Massachusetts Gov. Charlie Baker is set to outline when people who haven't yet been told they're eligible for a coronavirus vaccine will be able to register.
The schedule for the rest of the vaccine groups will be released Wednesday morning, Baker said in a tweet Tuesday evening that also commended residents for their part in "making MA a national leader in the vaccination effort!"
Massachusetts is currently in Phase 2 of its vaccine rollout plan, and currently eligible are people age 75 or older, people 65 or older with at least two qualifying medical conditions, child care workers and K-12 educators and school staff.
Nearly a million people in Massachusetts are considered fully vaccinated against the virus -- 946,306 as of Tuesday afternoon's update from the Department of Public Health. Just over 87% of all vaccine doses shipped to the state have been administered, with nearly 800,000 people who've gotten the first dose of the Moderna or Pfizer vaccine awaiting a second dose.

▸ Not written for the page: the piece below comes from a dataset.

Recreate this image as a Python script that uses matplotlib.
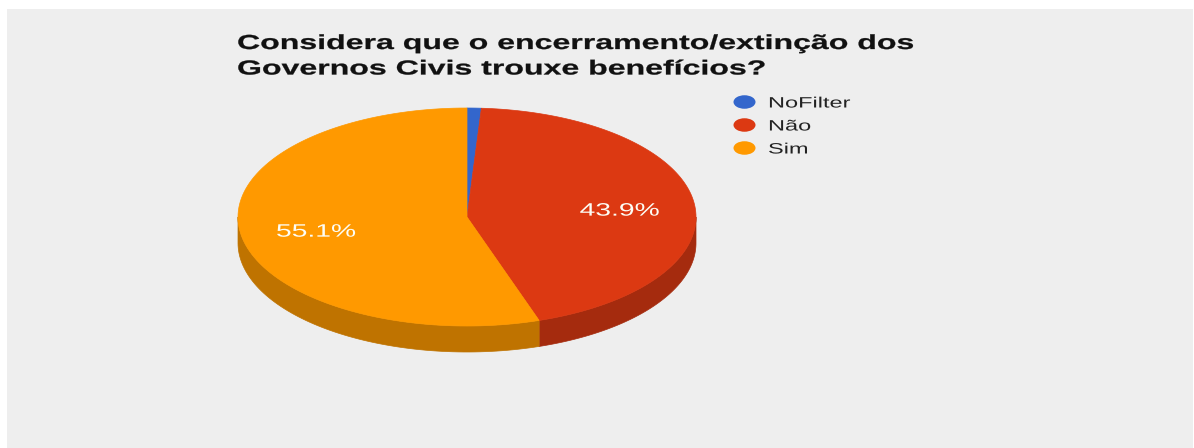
import numpy as np
import matplotlib
matplotlib.use('Agg')
import matplotlib.pyplot as plt
from matplotlib.patches import Polygon, Rectangle, Ellipse, PathPatch
from matplotlib.textpath import TextPath
from matplotlib.font_manager import FontProperties
from matplotlib.transforms import Affine2D

# data
labels = ['NoFilter', 'Não', 'Sim']
shares = [1.0, 43.9, 55.1]
colors = ['#3366cc', '#dc3912', '#ff9900']
side_colors = ['#264d99', '#a52b0e', '#bf7300']
title_lines = ['Considera que o encerramento/extinção dos',
               'Governos Civis trouxe benefícios?']

W, H = 1194, 448
SX = 1.57  # the screenshot is stretched sideways

fig = plt.figure(figsize=(W / 100, H / 100), dpi=100)
fig.patch.set_facecolor('white')
ax = fig.add_axes([0, 0, 1, 1])
ax.set_xlim(0, W)
ax.set_ylim(H, 0)
ax.axis('off')

ax.add_patch(Rectangle((7, 9), 1186, 440, facecolor='#eeeeee', edgecolor='none'))


def stretched_text(x, y, s, px, color, weight='normal', ha='left', sx=SX):
    # y is the baseline in pixel coords
    fp = FontProperties(family='Liberation Sans', weight=weight)
    tp = TextPath((0, 0), s, size=px, prop=fp)
    ext = tp.get_extents()
    w = ext.x1 * sx
    dx = {'left': 0, 'center': -w / 2, 'right': -w}[ha]
    tr = Affine2D().scale(sx, -1).translate(x + dx, y) + ax.transData
    ax.add_patch(PathPatch(tp, transform=tr, facecolor=color, edgecolor=color,
                           lw=0.2 if weight == 'bold' else 0))


# pie geometry (pixels)
cx, cy, a, b, depth = 467, 217, 229, 109, 26


def pt(theta, dy=0):
    t = np.radians(theta)
    return cx + a * np.sin(t), cy - b * np.cos(t) + dy


total = sum(shares)
bounds = np.concatenate([[0], np.cumsum(shares) / total * 360])

# side walls (front half only)
for i in range(len(shares)):
    t0, t1 = max(bounds[i], 90), min(bounds[i + 1], 270)
    if t1 <= t0:
        continue
    ts = np.linspace(t0, t1, 80)
    top = [pt(t) for t in ts]
    bot = [pt(t, depth) for t in ts[::-1]]
    ax.add_patch(Polygon(top + bot, closed=True, facecolor=side_colors[i],
                         edgecolor=side_colors[i], lw=0.5))

# top faces
for i in range(len(shares)):
    ts = np.linspace(bounds[i], bounds[i + 1], 120)
    verts = [(cx, cy)] + [pt(t) for t in ts]
    ax.add_patch(Polygon(verts, closed=True, facecolor=colors[i],
                         edgecolor=colors[i], lw=0.5))

# percentage labels
for i in range(len(shares)):
    if shares[i] / total < 0.05:
        continue
    mid = (bounds[i] + bounds[i + 1]) / 2
    t = np.radians(mid)
    x = cx + a * 0.67 * np.sin(t)
    y = cy - b * 0.67 * np.cos(t)
    stretched_text(x, y + 8, f'{shares[i] / total * 100:.1f}%', 18, '#fdfdf5',
                   ha='center')

# title
for k, line in enumerate(title_lines):
    stretched_text(237, 49 + k * 25.5, line, 20.3, '#111111', weight='bold', sx=1.58)

# legend
for i, lab in enumerate(labels):
    ly = 102 + i * 23
    ax.add_patch(Ellipse((744.5, ly), 22, 13.5, facecolor=colors[i], edgecolor='none'))
    stretched_text(768, ly + 5.5, lab, 15, '#222222')

fig.savefig('out.png', dpi=100, facecolor=fig.get_facecolor())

Not yet eligible in Phase 2 are essential workers in the transit, grocery, utility, food, agriculture, sanitation/public works and public health sectors (Group 3), as well as people with at least one qualifying medical condition (Group 4).
Phase 3, when the vaccine is open to the general public, is expected to begin getting the vaccine in Massachusetts in April.
Dates for when people in Phase 2, groups 3 and 4, and Phase 3 can get the vaccine have not yet been announced.
People who are not yet eligible to be vaccinated can nevertheless preregister now for an appointment at one of Massachusetts' mass vaccination sites. Booking for other locations providing vaccines, like boards of health and pharmacies, is available through the state's VaxFinder website.
Nationwide, the coronavirus vaccine rollout is speeding up as the pharmaceutical companies producing the vaccine are increasing production.
President Joe Biden vowed this week that he would meet his promise of 100 million vaccine shots administered ahead of the 100 days that were his original goal. He's pushing for all states to open vaccinations to all adults by May 1.
Other states have sped up their vaccine rollouts as it became apparent that more doses would be arriving, including nearby Connecticut and Maine.
The Nutmeg State did so on Monday, with Gov. Ned Lamont on Monday announcing plans to make everyone 16 and up eligible for a vaccine registration by April 5.
Maine Gov. Janet Mills announced a faster vaccine rollout last week, with all adults eligible by May 1.